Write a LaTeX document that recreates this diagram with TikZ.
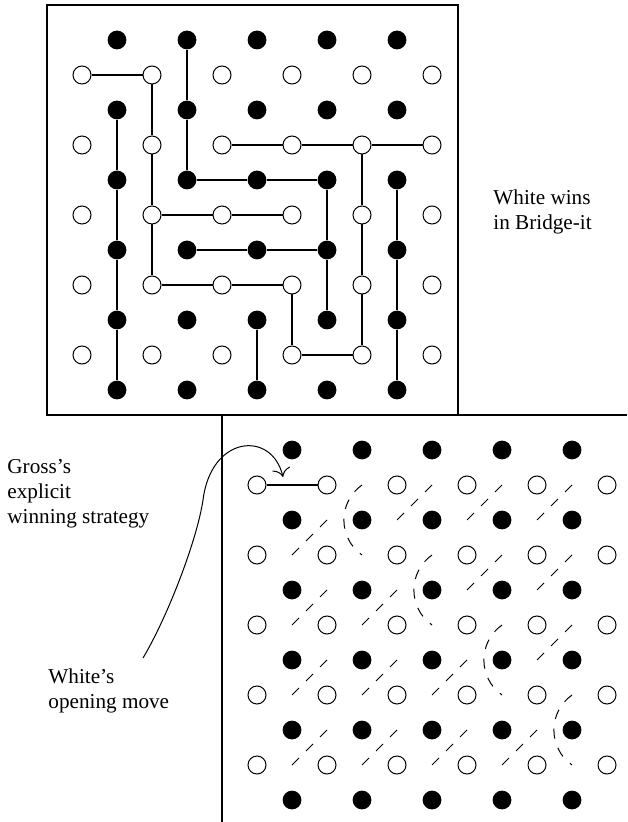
\documentclass[tikz,border=0pt]{standalone}
\usepackage{fontspec}
\setmainfont{Liberation Serif}
\usetikzlibrary{arrows.meta}

\begin{document}
\begin{tikzpicture}[x=0.5pt, y=-0.5pt,
    whitept/.style={circle, draw, fill=white, line width=0.5pt,
                    minimum size=9pt, inner sep=0pt},
    blackpt/.style={circle, fill=black, minimum size=9.4pt, inner sep=0pt},
    bridge/.style={line width=0.55pt},
    opening/.style={line width=1.3pt},
    pairing/.style={line width=0.5pt, dash pattern=on 5pt off 4.9pt},
    frame/.style={line width=0.8pt},
    caption/.style={font=\fontsize{10.6}{12.4}\selectfont, align=left,
                    anchor=west, inner sep=0pt},
  ]
  \useasboundingbox (0,0) rectangle (627,822);

  % frames
  \draw[frame] (47,5) rectangle (458,415);
  \draw[frame] (458,415) -- (627,415);
  \draw[frame] (222,415) -- (222,822);

  \node[caption] (winlbl) at (493,212) {White wins\\in Bridge-it};
  \node[caption] (grosslbl) at (7,494) {Gross's\\explicit\\winning strategy};
  \node[caption] (openlbl) at (48,691) {White's\\opening move};

  % finished game
  \begin{scope}[xshift=41pt, yshift=-20pt, x=17.5pt, y=-17.5pt]
    \foreach \i in {0,...,5} \foreach \j in {0,...,4}
      \node[whitept] (tw-\i-\j) at (2*\i, 2*\j+1) {};
    \foreach \i in {0,...,4} \foreach \j in {0,...,5}
      \node[blackpt] (tb-\i-\j) at (2*\i+1, 2*\j) {};
    \foreach \p/\q in {0-0/1-0, 1-0/1-1, 1-1/1-2, 1-2/1-3, 1-2/2-2, 2-2/3-2,
        1-3/2-3, 2-3/3-3, 3-3/3-4, 3-4/4-4, 4-4/4-3, 4-3/4-2, 4-2/4-1,
        2-1/3-1, 3-1/4-1, 4-1/5-1}
      \draw[bridge] (tw-\p) -- (tw-\q);
    \foreach \p/\q in {1-0/1-1, 1-1/1-2, 1-2/2-2, 2-2/3-2, 3-2/3-3, 3-3/3-4,
        0-1/0-2, 0-2/0-3, 0-3/0-4, 0-4/0-5, 1-3/2-3, 2-3/3-3, 2-4/2-5,
        4-2/4-3, 4-3/4-4, 4-4/4-5}
      \draw[bridge] (tb-\p) -- (tb-\q);
  \end{scope}

  % pairing strategy
  \begin{scope}[xshift=128.5pt, yshift=-225pt, x=17.5pt, y=-17.5pt]
    \foreach \i in {0,...,5} \foreach \j in {0,...,4}
      \node[whitept] (bw-\i-\j) at (2*\i, 2*\j+1) {};
    \foreach \i in {0,...,4} \foreach \j in {0,...,5}
      \node[blackpt] (bb-\i-\j) at (2*\i+1, 2*\j) {};
    \draw[opening] (bw-0-0) -- (bw-1-0);
    \foreach \a/\b in {1/3, 1/5, 3/5, 1/7, 3/7, 5/7, 1/9, 3/9, 5/9, 7/9,
        4/2, 6/2, 8/2, 6/4, 8/4, 8/6}
      \draw[pairing] (\a,\b) -- ++(1,-1);
    \foreach \a in {3,5,7,9}
      \draw[pairing] (\a,\a-2) .. controls +(-0.69,0.49) and +(-0.69,-0.49) .. (\a,\a);
  \end{scope}

  \coordinate (movetail) at (143,658);
  \coordinate (movetip) at (283,477);
  \draw[-{To[scale=1.6]}, line width=0.5pt] (movetail)
    .. controls (168,616) and (197,540) .. (203,500)
    .. controls (211,435) and (272,430) .. (movetip);
\end{tikzpicture}
\end{document}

============================================================

Write out each line of the data exactly; the images should be left out.

Write a LaTeX document that recreates this diagram with TikZ.
\documentclass[tikz,border=0pt]{standalone}
\usepackage{fontspec}
\setmainfont{Liberation Serif}
\usetikzlibrary{arrows.meta}

\begin{document}
\begin{tikzpicture}[x=0.5pt, y=-0.5pt,
    whitept/.style={circle, draw, fill=white, line width=0.5pt,
                    minimum size=9pt, inner sep=0pt},
    blackpt/.style={circle, fill=black, minimum size=9.4pt, inner sep=0pt},
    bridge/.style={line width=0.55pt},
    opening/.style={line width=1.3pt},
    pairing/.style={line width=0.5pt, dash pattern=on 5pt off 4.9pt},
    frame/.style={line width=0.8pt},
    caption/.style={font=\fontsize{10.6}{12.4}\selectfont, align=left,
                    anchor=west, inner sep=0pt},
  ]
  \useasboundingbox (0,0) rectangle (627,822);

  % frames
  \draw[frame] (47,5) rectangle (458,415);
  \draw[frame] (458,415) -- (627,415);
  \draw[frame] (222,415) -- (222,822);

  \node[caption] (winlbl) at (493,212) {White wins\\in Bridge-it};
  \node[caption] (grosslbl) at (7,494) {Gross's\\explicit\\winning strategy};
  \node[caption] (openlbl) at (48,691) {White's\\opening move};

  % finished game
  \begin{scope}[xshift=41pt, yshift=-20pt, x=17.5pt, y=-17.5pt]
    \foreach \i in {0,...,5} \foreach \j in {0,...,4}
      \node[whitept] (tw-\i-\j) at (2*\i, 2*\j+1) {};
    \foreach \i in {0,...,4} \foreach \j in {0,...,5}
      \node[blackpt] (tb-\i-\j) at (2*\i+1, 2*\j) {};
    \foreach \p/\q in {0-0/1-0, 1-0/1-1, 1-1/1-2, 1-2/1-3, 1-2/2-2, 2-2/3-2,
        1-3/2-3, 2-3/3-3, 3-3/3-4, 3-4/4-4, 4-4/4-3, 4-3/4-2, 4-2/4-1,
        2-1/3-1, 3-1/4-1, 4-1/5-1}
      \draw[bridge] (tw-\p) -- (tw-\q);
    \foreach \p/\q in {1-0/1-1, 1-1/1-2, 1-2/2-2, 2-2/3-2, 3-2/3-3, 3-3/3-4,
        0-1/0-2, 0-2/0-3, 0-3/0-4, 0-4/0-5, 1-3/2-3, 2-3/3-3, 2-4/2-5,
        4-2/4-3, 4-3/4-4, 4-4/4-5}
      \draw[bridge] (tb-\p) -- (tb-\q);
  \end{scope}

  % pairing strategy
  \begin{scope}[xshift=128.5pt, yshift=-225pt, x=17.5pt, y=-17.5pt]
    \foreach \i in {0,...,5} \foreach \j in {0,...,4}
      \node[whitept] (bw-\i-\j) at (2*\i, 2*\j+1) {};
    \foreach \i in {0,...,4} \foreach \j in {0,...,5}
      \node[blackpt] (bb-\i-\j) at (2*\i+1, 2*\j) {};
    \draw[opening] (bw-0-0) -- (bw-1-0);
    \foreach \a/\b in {1/3, 1/5, 3/5, 1/7, 3/7, 5/7, 1/9, 3/9, 5/9, 7/9,
        4/2, 6/2, 8/2, 6/4, 8/4, 8/6}
      \draw[pairing] (\a,\b) -- ++(1,-1);
    \foreach \a in {3,5,7,9}
      \draw[pairing] (\a,\a-2) .. controls +(-0.69,0.49) and +(-0.69,-0.49) .. (\a,\a);
  \end{scope}

  \coordinate (movetail) at (143,658);
  \coordinate (movetip) at (283,477);
  \draw[-{To[scale=1.6]}, line width=0.5pt] (movetail)
    .. controls (168,616) and (197,540) .. (203,500)
    .. controls (211,435) and (272,430) .. (movetip);
\end{tikzpicture}
\end{document}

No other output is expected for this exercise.